Der Stylesheet-Funktion kann bei der Deklaration jedoch auch ausdrücklich Vorrang vor einer vorhandenen gleich benannten Erweiterungsfunktionen gewährt werden. Notwendig ist dies, wenn eine Stylesheet-Funktion anstelle einer implementierten Erweiterungsfunktion verwendet und beispielsweise mit einer anderen Anzahl von Funktionsargumenten (arity) oder anders typisierten Eingangsgrößen versehen werden soll.
Überladen von Funktionen in XSLT/XPath
Die Koexistenz zweier gleich benannter Stylesheet-Funktionen mit unterschiedlicher Anzahl von Argumenten ist möglich. Die jeweils aufzurufende Funktion wird durch die Anzahl der beim Aufruf übergebenen Parameter identifiziert.
Namensräume für Funktionen
- XSLT 1.0 und XSLT 2.0:
Die in beiden Versionen von XSLT definierten Funktionen befinden sich automatisch im XSL-Namensraum, auch ohne dass dies explizit (durch ein Präfix) ausgedrückt wird.
- XPath 1.0:
Die in XPath 1.0 definierten Funktionen sind ebenfalls automatisch im XSL-Namensraum, auch ohne dass dies explizit (durch ein Präfix) ausgedrückt wird.
- XPath 2.0:
XPath 2.0/XQuery verwendet für Funktionen einen eigenen Namensraum (standard function namespace), üblicherweise an das Präfix fn: gebunden:
xmlns:fn="http://www.w3.org/2005/xpath-functions"
Aufruf einer XPath/XSLT-Funktion
Ein Funktionsaufruf erfolgt im Rahmen eines XPath-Ausdrucks. Generell wird der Funktionsname (als QName, gegebenenfalls mit Präfix für die Namensraumbindung), gefolgt von einem Argumentklammerpaar verwendet:
funktionsname()
prefix:funktionsname()
Der XSLT 2.0-Prozessor Saxon versteht den Aufruf von Funktionen aus dem XPath-Core nach wie vor auch ohne vor den Funktionsnamen vorangestelltes Präfix fn (Werden die Funktionen mit Präfix fn: aufgerufen, was ebenfalls möglich ist, so muss für Saxon im Stylesheet ausdrücklich auch der dazugehörige Namensraum deklariert sein!).
Der XSLT 2.0-Prozessor, den die Suite AltovaXML enthält, ist der Funktionsnamensraum ebenfalls vordefiniert, sodass der Programmierer einerseits auf das fn-Präfix ganz verzichten, dieses aber auch verwenden kan, ohne explizit den Namensraum zu deklarieren. Andere Implementierungen müssen hier in Zukunft jedoch nicht unbedingt folgen.

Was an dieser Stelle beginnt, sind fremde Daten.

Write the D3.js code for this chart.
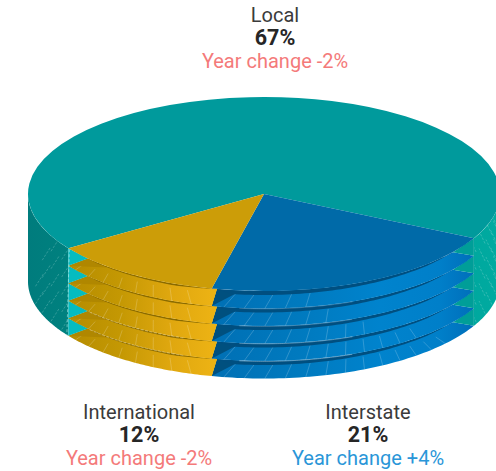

Für XSLT-Funktionen wird beim Aufruf grundsätzlich kein Präfix benötigt. Da sowohl Stylesheet- als auch Erweiterungsfunktionen über einen eigenen Namensraum samt unterscheidbarem Präfix verfügen müssen und auch dergestalt aufgerufen werden, besteht hier auch bei potenziell gleich benannten Funktionen keine Verwechselungsmöglichkeit.
Argumente beim Funktionsaufruf
Eine Funktion kann beim Aufruf Argumente übergeben bekommen, deren Anzahl, Reihenfolge und Werttypen für jede Funktion genau festgelegt sind:
funktionsname(argument1, argument2)
Eine Reihe von XPath- und XSLT-Funktionen existieren mit verschiedenen Funktionssignaturen, die eine unterschiedliche Anzahl von Parametern entgegennehmen. Den so als optional definierten Parametern kann die leere Sequenz als Argument übergeben werden. (Dies ist vergleichbar, jedoch nicht identisch mit der Übergabe eines leeren Strings an Funktionen unter XPath 1.0). Die Übergabe von mehr Argumenten als von der Funktionsdefinition her vorgesehen, verursacht hingegen mit Sicherheit einen Fehler.
Einzig bei der Funktion fn:concat(), die beliebige, ihr übergebene Strings zu einem Ergebnisstring zusammenfügt, ist die Argumentanzahl (arity) unbestimmt.
Der Datentyp eines übergebenen Arguments wird von der Funktion gegebenenfalls in den geforderten Typ konvertiert, beispielsweise in einen Booleschen Wert, einen String oder eine Zahl. Erst wenn dies nicht möglich ist, wird ein Fehler gemeldet.